Questo è il livello della politica siciliana, che mai come in questi casi è apparsa totalmente scollegata dalla realtà. Ne è prova il fatto che in Finanziaria soltanto 3 milioni di euro siano stati destinati agli incendi, nonostante le proteste reiterate nei confronti del Ministro Musumeci, che non avrebbe accolto la documentazione presentata dal Dipartimento di Protezione civile regionale per concedere lo stato d’emergenza. In attesa di capire se Musumeci aveva ragione o torto, ci si è appellati all’inadempienza dei comuni siciliani: solo una minima parte ha certificato i danni, mandando in blocco il sistema. Chi doveva svegliarli? La Protezione civile regionale, assieme all’assessorato competente, o l’ex governatore traslocato a Roma? Laddove la politica aveva il tempo e l’esigenza di muoversi per tempo – dovrebbe avvenire anche coi rifiuti e mille altre situazioni – perché ha dormito?

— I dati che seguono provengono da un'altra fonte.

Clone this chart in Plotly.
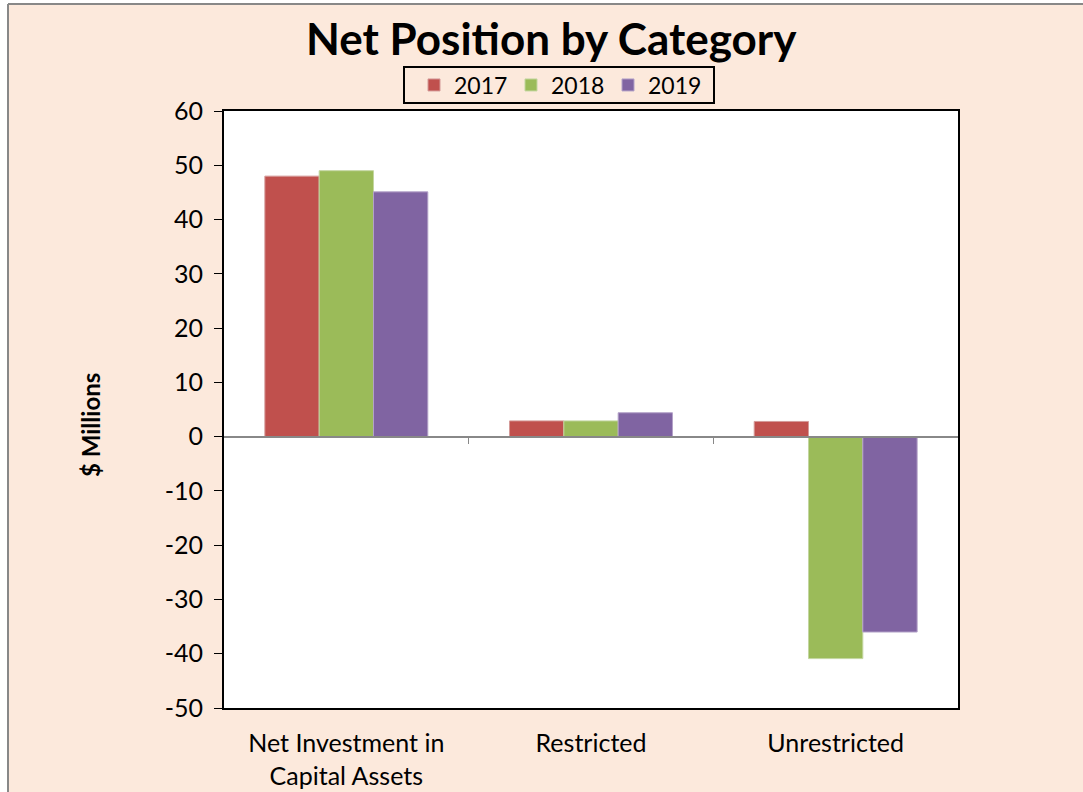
import plotly.graph_objects as go

categories = ["Net Investment in<br>Capital Assets", "Restricted", "Unrestricted"]
years = ["2017", "2018", "2019"]
values_2017 = [48.0, 2.9, 2.8]
values_2018 = [49.0, 2.9, -40.9]
values_2019 = [45.1, 4.4, -36.0]
colors = ["#C0504D", "#9BBB59", "#8064A2"]
line_colors = ["#D49A98", "#C3D6A0", "#B3A2C8"]
y_ticks = [60, 50, 40, 30, 20, 10, 0, -10, -20, -30, -40, -50]
y_tick_text = ["60", "50", "40", "30", "20", "10", "0", "-10", "-20", "-30", "-40", "-50"]
y_range = [-50, 60]

FONT = "Lato"
W, H = 1083, 792
L, R, T, B = 224, 958, 111, 708

def px_x(p):
    return (p - L) / (R - L)

def px_y(p):
    return (B - p) / (B - T)

fig = go.Figure()
for name, vals, c, lc in zip(years, [values_2017, values_2018, values_2019], colors, line_colors):
    fig.add_trace(go.Bar(name=name, x=categories, y=vals, marker=dict(color=c, line=dict(color=lc, width=1))))

# invisible trace for the zero axis
fig.add_trace(go.Scatter(x=[-0.5, 2.5], y=[0, 0], xaxis="x2", mode="lines",
                         line=dict(width=0), showlegend=False, hoverinfo="skip"))

zero_pos = (0 - y_range[0]) / (y_range[1] - y_range[0])

fig.update_layout(
    width=W, height=H,
    margin=dict(l=L, r=W - R, t=T, b=H - B, pad=0, autoexpand=False),
    paper_bgcolor="#FCE9DC",
    plot_bgcolor="white",
    barmode="group",
    bargap=0.334,
    bargroupgap=0,
    font=dict(family=FONT, size=25, color="black"),
    title=dict(text="<b>Net Position by Category</b>", x=0.509, xanchor="center",
               y=1 - 40 / H, yanchor="middle", font=dict(family=FONT, size=44, color="black")),
    legend=dict(orientation="h", x=px_x(414), xanchor="left", y=px_y(85), yanchor="middle",
                borderwidth=0, bgcolor="rgba(0,0,0,0)",
                font=dict(family=FONT, size=23), traceorder="normal",
                itemwidth=30, entrywidthmode="pixels", entrywidth=52),
    xaxis=dict(showline=True, linecolor="black", linewidth=2, mirror=True, automargin=False,
               ticks="", ticklabelstandoff=12,
               showgrid=False, zeroline=False, tickfont=dict(family=FONT, size=25)),
    xaxis2=dict(overlaying="x", anchor="free", position=zero_pos, range=[-0.5, 2.5],
                showline=True, linecolor="#888888", linewidth=2, automargin=False,
                tickvals=[0.5, 1.5], ticks="outside", ticklen=6, tickcolor="#888888", tickwidth=1,
                showticklabels=False, showgrid=False, zeroline=False, side="bottom"),
    yaxis=dict(range=y_range, tickvals=y_ticks, ticktext=y_tick_text, showline=True, linecolor="black",
               linewidth=2, mirror=True, ticks="outside", ticklen=8, tickcolor="black", showgrid=False,
               zeroline=False, automargin=False, ticklabelstandoff=6, tickfont=dict(family=FONT, size=25)),
    annotations=[dict(text="<b>$ Millions</b>", x=px_x(90), y=px_y(425), xref="paper", yref="paper",
                      xanchor="center", yanchor="middle",
                      textangle=-90, showarrow=False, font=dict(family=FONT, size=24, color="black"))],
    shapes=[
        dict(type="rect", xref="paper", yref="paper", x0=-0.5, x1=px_x(8), y0=-0.5, y1=1.5,
             fillcolor="white", line=dict(width=0), layer="below"),
        dict(type="rect", xref="paper", yref="paper", x0=-0.5, x1=1.5, y0=px_y(4), y1=1.5,
             fillcolor="white", line=dict(width=0), layer="below"),
        dict(type="line", xref="paper", yref="paper", x0=px_x(8), x1=px_x(8), y0=-0.5, y1=px_y(4),
             line=dict(color="#888888", width=2)),
        dict(type="line", xref="paper", yref="paper", x0=px_x(8), x1=1.5, y0=px_y(4), y1=px_y(4),
             line=dict(color="#888888", width=2)),
        # legend frame
        dict(type="rect", xref="paper", yref="paper", x0=px_x(404), x1=px_x(714), y0=px_y(103), y1=px_y(67),
             line=dict(color="black", width=2), fillcolor="rgba(0,0,0,0)"),
    ],
)

fig.write_html("out.html", config={"displayModeBar": False},
               post_script="document.body.style.margin='0';")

Leggi come quelle sull’assunzione diretta per le vittime di femminicidio, o provvedimenti come quello sul caro voli, potrebbero incagliarsi a breve: nel primo caso conterà il giudizio di Palazzo Chigi e, in secondo grado della Corte Costituzionale; nel secondo caso potrebbe intervenire la Commissione europea, semmai dovesse notare che gli aiuti pubblici in favore di alcune compagnie aeree, abbiano alterato il principio della concorrenza leale. In generale, la Sicilia è solita produrre atti che si scontrano con la verità fattuale della magistratura.

Quella contabile ci ha fatto sudare freddo più volte e potrebbe tornare a farlo anche in futuro: magari quando si accorgerà che il Sovrintendente della Sinfonica, per effetto di una legge regionale, occupa il suo incarico “abusivamente”. A quel punto partirebbe l’inevitabile trafila per la conta dei danni (all’erario), così come in passato altri guai – a posteriori – sono stati certificati dalle autorità competenti: la Consulta, qualche giorno fa, ha appurato che non si poteva finanziare l’Arpa col fondo sanitario. Ci ha messo anni a stabilirlo (la norma incriminata è del 2015), ma solo recentemente l’Ars si era decisa a intervenire per tappare la falla. Troppo tardi. In questa Regione è sempre troppo tardi per tutto. Tranne che per la propaganda.